IEEE International Symposium on Biomedical Imaging (ISBI), Washington, D.C.
April 7, 2018
Early drug research increasingly relies on complex phenotypic assays as biologically relevant model systems. However, traditional computer vision doesn’t scale well with the analytical complexity and the sheer amount of data these assays produce.
In this talk we present the generic workflows for automating image analysis with convolutional neural networks to quantify the relevant pharmacology. The workflows encompass visualizations to define and detect phenotypes; methods for efficient training data generation and curation; training of deep learning networks for subsequent classification of high-content screening image sets in production. We illustrate its application in real-world pharma case studies and compare the time and expertise investment between this workflow and a traditional approach.
Robustly differentiating cellular phenotypes is key in obtaining reliable quantitative information: (1) as stable endpoints for primary drug response, (2) for assessment of toxicity and safety-relevant effects, (3) for the discovery of previously unexpected drug effects. However, to-date the phenotype is defined by an agreement between experts on its defining visual characteristics. Our workflow provides a quick, unbiased and reliable way for phenotype identification.
Achieving high physiological relevance of experimental models often requires sample material from human donors. Data analysis is challenging due to the limited amount of material and the variation between donors. We show how our approach remedies this bottleneck by successfully transferring knowledge obtained in previous experiments to new experiments and identifying relevant phenotypes under varying experimental conditions.

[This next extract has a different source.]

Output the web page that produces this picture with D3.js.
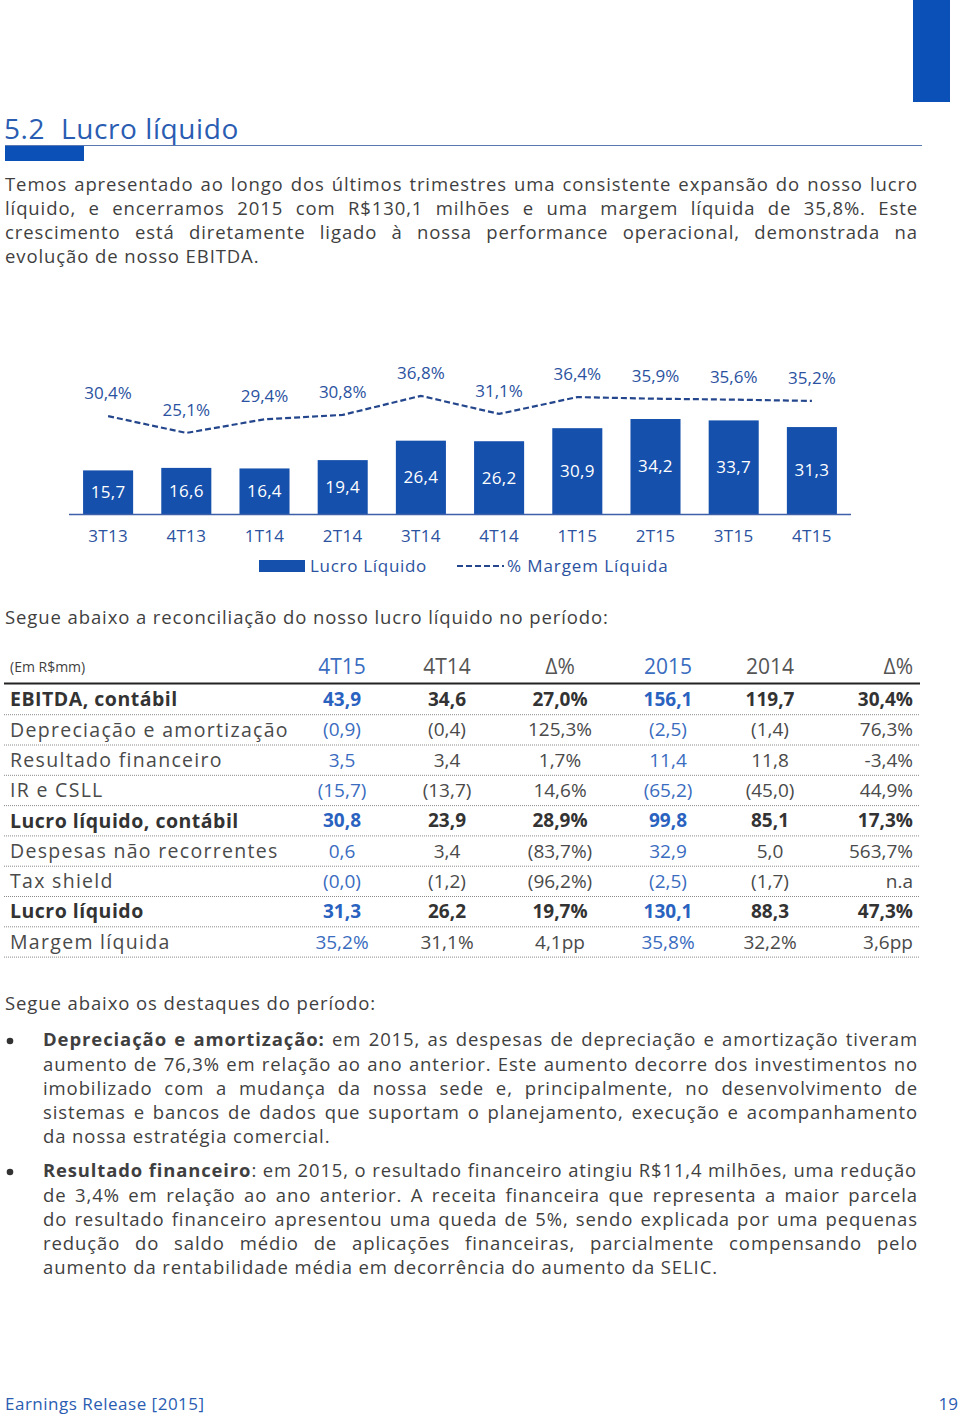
<!DOCTYPE html>
<html>
<head>
<meta charset="utf-8">
<script src="https://cdn.jsdelivr.net/npm/d3@7"></script>
<style>
  html, body { margin: 0; padding: 0; background: #fff; }
  svg { display: block; }
</style>
</head>
<body>
<svg id="page" width="960" height="1418"></svg>
<script>
// ---------- DATA ----------
const categories = ["3T13","4T13","1T14","2T14","3T14","4T14","1T15","2T15","3T15","4T15"];
const lucroLiquido = [15.7,16.6,16.4,19.4,26.4,26.2,30.9,34.2,33.7,31.3];
const margemLiquida = [30.4,25.1,29.4,30.8,36.8,31.1,36.4,35.9,35.6,35.2];
const legendLabels = ["Lucro Líquido","% Margem Líquida"];

const tableHeaders = ["(Em R$mm)","4T15","4T14","Δ%","2015","2014","Δ%"];
const rowLabels = ["EBITDA, contábil","Depreciação e amortização","Resultado financeiro","IR e CSLL","Lucro líquido, contábil","Despesas não recorrentes","Tax shield","Lucro líquido","Margem líquida"];
const col4T15 = ["43,9","(0,9)","3,5","(15,7)","30,8","0,6","(0,0)","31,3","35,2%"];
const col4T14 = ["34,6","(0,4)","3,4","(13,7)","23,9","3,4","(1,2)","26,2","31,1%"];
const colDeltaQ = ["27,0%","125,3%","1,7%","14,6%","28,9%","(83,7%)","(96,2%)","19,7%","4,1pp"];
const col2015 = ["156,1","(2,5)","11,4","(65,2)","99,8","32,9","(2,5)","130,1","35,8%"];
const col2014 = ["119,7","(1,4)","11,8","(45,0)","85,1","5,0","(1,7)","88,3","32,2%"];
const colDeltaY = ["30,4%","76,3%","-3,4%","44,9%","17,3%","563,7%","n.a","47,3%","3,6pp"];
const boldRows = [0,4,7];

const titleText = "5.2  Lucro líquido";
const introLines = [
  "Temos apresentado ao longo dos últimos trimestres uma consistente expansão do nosso lucro",
  "líquido, e encerramos 2015 com R$130,1 milhões e uma margem líquida de 35,8%. Este",
  "crescimento está diretamente ligado à nossa performance operacional, demonstrada na",
  "evolução de nosso EBITDA."
];
const reconText = "Segue abaixo a reconciliação do nosso lucro líquido no período:";
const highlightsText = "Segue abaixo os destaques do período:";
const bullet1 = [
  [["Depreciação e amortização:", true], [" em 2015, as despesas de depreciação e amortização tiveram", false]],
  [["aumento de 76,3% em relação ao ano anterior. Este aumento decorre dos investimentos no", false]],
  [["imobilizado com a mudança da nossa sede e, principalmente, no desenvolvimento de", false]],
  [["sistemas e bancos de dados que suportam o planejamento, execução e acompanhamento", false]],
  [["da nossa estratégia comercial.", false]]
];
const bullet2 = [
  [["Resultado financeiro", true], [": em 2015, o resultado financeiro atingiu R$11,4 milhões, uma redução", false]],
  [["de 3,4% em relação ao ano anterior. A receita financeira que representa a maior parcela", false]],
  [["do resultado financeiro apresentou uma queda de 5%, sendo explicada por uma pequenas", false]],
  [["redução do saldo médio de aplicações financeiras, parcialmente compensando pelo", false]],
  [["aumento da rentabilidade média em decorrência do aumento da SELIC.", false]]
];
const footerLeft = "Earnings Release [2015]";
const footerRight = "19";

// ---------- STYLE ----------
const FONT = "'Open Sans', 'DejaVu Sans', sans-serif";
const BLUE_DARK = "#0b50b6";
const BAR_BLUE = "#1550ac";
const TITLE_BLUE = "#2a5db2";
const CHART_TXT = "#2b52a0";
const TABLE_BLUE = "#3a6cc0";
const GRAY = "#3f3f3f";
const BODY_LS = 0.9;

const svg = d3.select("#page").style("font-family", FONT);

// helper: justified line
function justifiedLine(g, parts, x, y, width, size, justify, color) {
  const t = g.append("text").attr("x", x).attr("y", y).attr("dy", "0.35em")
    .attr("font-size", size).attr("fill", color).attr("letter-spacing", BODY_LS);
  parts.forEach(([s, b]) => {
    t.append("tspan").text(s).attr("font-weight", b ? 700 : 400);
  });
  const natural = t.node().getComputedTextLength();
  if (justify) {
    const txt = parts.map(p => p[0]).join("");
    const spaces = (txt.match(/ /g) || []).length;
    if (natural < width && spaces > 0) {
      t.attr("word-spacing", (width - natural) / spaces);
    } else if (natural > width) {
      t.attr("transform", `translate(${x},0) scale(${width / natural},1) translate(${-x},0)`);
    }
  } else if (natural > width) {
    t.attr("transform", `translate(${x},0) scale(${width / natural},1) translate(${-x},0)`);
  }
  return t;
}

// ---------- HEADER ----------
svg.append("rect").attr("x", 913).attr("y", 0).attr("width", 37).attr("height", 102).attr("fill", BLUE_DARK);
svg.append("text").attr("x", 4).attr("y", 139).attr("font-size", 28).attr("fill", TITLE_BLUE)
  .attr("letter-spacing", 0.6)
  .attr("xml:space", "preserve").style("white-space", "pre").text(titleText);
svg.append("line").attr("x1", 5).attr("x2", 922).attr("y1", 145.5).attr("y2", 145.5)
  .attr("stroke", "#5a78b0").attr("stroke-width", 1.2);
svg.append("rect").attr("x", 5).attr("y", 146).attr("width", 79).attr("height", 15).attr("fill", BLUE_DARK);

const intro = svg.append("g");
introLines.forEach((l, i) => {
  justifiedLine(intro, [[l, false]], 5, 185 + i * 24, 913, 18.5, i < introLines.length - 1, GRAY);
});

// ---------- CHART ----------
const chart = svg.append("g");
const x = d3.scaleBand().domain(categories).range([69, 851]).paddingInner(0.36).paddingOuter(0.18);
const yBar = d3.scaleLinear().domain([0, 40]).range([514, 514 - 111.1]);
const yLine = d3.scaleLinear().domain([0, 40]).range([512.5, 512.5 - 126.8]);

chart.selectAll("rect.bar").data(lucroLiquido).join("rect").attr("class", "bar")
  .attr("x", (d, i) => x(categories[i]))
  .attr("width", x.bandwidth())
  .attr("y", d => yBar(d))
  .attr("height", d => yBar(0) - yBar(d))
  .attr("fill", BAR_BLUE);

chart.selectAll("text.barlbl").data(lucroLiquido).join("text").attr("class", "barlbl")
  .attr("x", (d, i) => x(categories[i]) + x.bandwidth() / 2)
  .attr("y", d => (yBar(d) + yBar(0)) / 2)
  .attr("dy", "0.35em").attr("text-anchor", "middle")
  .attr("font-size", 17).attr("fill", "#fff").attr("letter-spacing", 0.3)
  .text(d => d.toFixed(1).replace(".", ","));

// axis baseline
const xAxis = d3.axisBottom(x).tickSize(0).tickPadding(16);
const axisG = chart.append("g").attr("transform", "translate(0,514)").call(xAxis);
axisG.select(".domain").attr("stroke", "#3d60a8").attr("stroke-width", 1.6)
  .attr("d", "M69,0.5H851");
axisG.selectAll(".tick text").attr("font-size", 17).attr("fill", CHART_TXT)
  .attr("font-family", FONT).attr("letter-spacing", 0.3);

// line
const line = d3.line().x((d, i) => x(categories[i]) + x.bandwidth() / 2).y(d => yLine(d));
chart.append("path").datum(margemLiquida).attr("d", line)
  .attr("fill", "none").attr("stroke", "#24468c").attr("stroke-width", 2.2)
  .attr("stroke-dasharray", "6,3");

chart.selectAll("text.linelbl").data(margemLiquida).join("text").attr("class", "linelbl")
  .attr("x", (d, i) => x(categories[i]) + x.bandwidth() / 2)
  .attr("y", d => yLine(d) - 23)
  .attr("dy", "0.35em").attr("text-anchor", "middle")
  .attr("font-size", 17).attr("fill", CHART_TXT)
  .text(d => d.toFixed(1).replace(".", ",") + "%");

// legend
const lg = chart.append("g");
lg.append("rect").attr("x", 259).attr("y", 560).attr("width", 46).attr("height", 12).attr("fill", BAR_BLUE);
lg.append("text").attr("x", 310).attr("y", 566).attr("dy", "0.35em").attr("font-size", 17)
  .attr("letter-spacing", 0.7).attr("fill", CHART_TXT).text(legendLabels[0]);
lg.append("line").attr("x1", 457).attr("x2", 504).attr("y1", 566).attr("y2", 566)
  .attr("stroke", "#24468c").attr("stroke-width", 2.2).attr("stroke-dasharray", "6,3");
lg.append("text").attr("x", 507).attr("y", 566).attr("dy", "0.35em").attr("font-size", 17)
  .attr("letter-spacing", 0.9).attr("fill", CHART_TXT).text(legendLabels[1]);

// ---------- TABLE ----------
svg.append("text").attr("x", 5).attr("y", 618).attr("dy", "0.35em").attr("font-size", 18.5)
  .attr("letter-spacing", BODY_LS).attr("fill", GRAY).text(reconText);

const tbl = svg.append("g");
const colCenters = [342, 447, 560, 668, 770, 913];
const colAnchors = ["middle","middle","middle","middle","middle","end"];
const colBlue = [true,false,false,true,false,false];
const cols = [col4T15, col4T14, colDeltaQ, col2015, col2014, colDeltaY];

tbl.append("text").attr("x", 10).attr("y", 667).attr("dy", "0.35em").attr("font-size", 14)
  .attr("fill", GRAY).text(tableHeaders[0]);
tableHeaders.slice(1).forEach((h, j) => {
  tbl.append("text").attr("x", j === 5 ? 913 : colCenters[j]).attr("y", 667).attr("dy", "0.35em")
    .attr("text-anchor", colAnchors[j]).attr("font-size", 21)
    .attr("fill", colBlue[j] ? TABLE_BLUE : "#555").text(h);
});
tbl.append("line").attr("x1", 4).attr("x2", 920).attr("y1", 683.5).attr("y2", 683.5)
  .attr("stroke", "#222").attr("stroke-width", 2.2);

const rowY = i => 699.5 + i * 30.3;
rowLabels.forEach((lab, i) => {
  const bold = boldRows.includes(i);
  tbl.append("text").attr("x", 10).attr("y", rowY(i)).attr("dy", "0.35em")
    .attr("font-size", 19.5).attr("font-weight", bold ? 700 : 400)
    .attr("letter-spacing", bold ? 0.5 : 1.3)
    .attr("fill", bold ? "#333" : "#4a4a4a").text(lab);
  cols.forEach((c, j) => {
    tbl.append("text").attr("x", colCenters[j]).attr("y", rowY(i)).attr("dy", "0.35em")
      .attr("text-anchor", colAnchors[j]).attr("font-size", 19)
      .attr("font-weight", bold ? 700 : 400)
      .attr("fill", colBlue[j] ? (bold ? "#2a62bf" : TABLE_BLUE) : (bold ? "#333" : "#4a4a4a"))
      .text(c[i]);
  });
  tbl.append("line").attr("x1", 4).attr("x2", 920)
    .attr("y1", rowY(i) + 15.2).attr("y2", rowY(i) + 15.2)
    .attr("stroke", "#8a8a8a").attr("stroke-width", 1).attr("stroke-dasharray", "1,1");
});

// ---------- HIGHLIGHTS ----------
svg.append("text").attr("x", 5).attr("y", 1004).attr("dy", "0.35em").attr("font-size", 18.5)
  .attr("letter-spacing", BODY_LS).attr("fill", GRAY).text(highlightsText);

const hl = svg.append("g");
[[bullet1, 1040], [bullet2, 1171]].forEach(([lines, y0]) => {
  hl.append("circle").attr("cx", 10).attr("cy", y0 + 1).attr("r", 3.3).attr("fill", "#333");
  lines.forEach((parts, i) => {
    justifiedLine(hl, parts, 43, y0 + i * 24.2, 875, 18.5, i < lines.length - 1, GRAY);
  });
});

// ---------- FOOTER ----------
svg.append("text").attr("x", 5).attr("y", 1404).attr("dy", "0.35em").attr("font-size", 17)
  .attr("letter-spacing", 0.5).attr("fill", TITLE_BLUE).text(footerLeft);
svg.append("text").attr("x", 958).attr("y", 1404).attr("dy", "0.35em").attr("text-anchor", "end")
  .attr("font-size", 17).attr("fill", TITLE_BLUE).text(footerRight);
</script>
</body>
</html>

Improving result quality and significance requires unbiased analysis with focus on biologically relevant effects. We show how Deep Learning-based analysis not only improves classification accuracy, but also yields similar or better pharmacologically relevant results, e.g. compound potency values, compared to current ‘gold standard analyses’ at major pharma companies.
The presented workflows will enable pharma companies to broadly implement phenotypic screens and scale-up the related projects. It will allow a much faster delivery on R&D projects, thereby significantly reducing development cycle times and corresponding costs.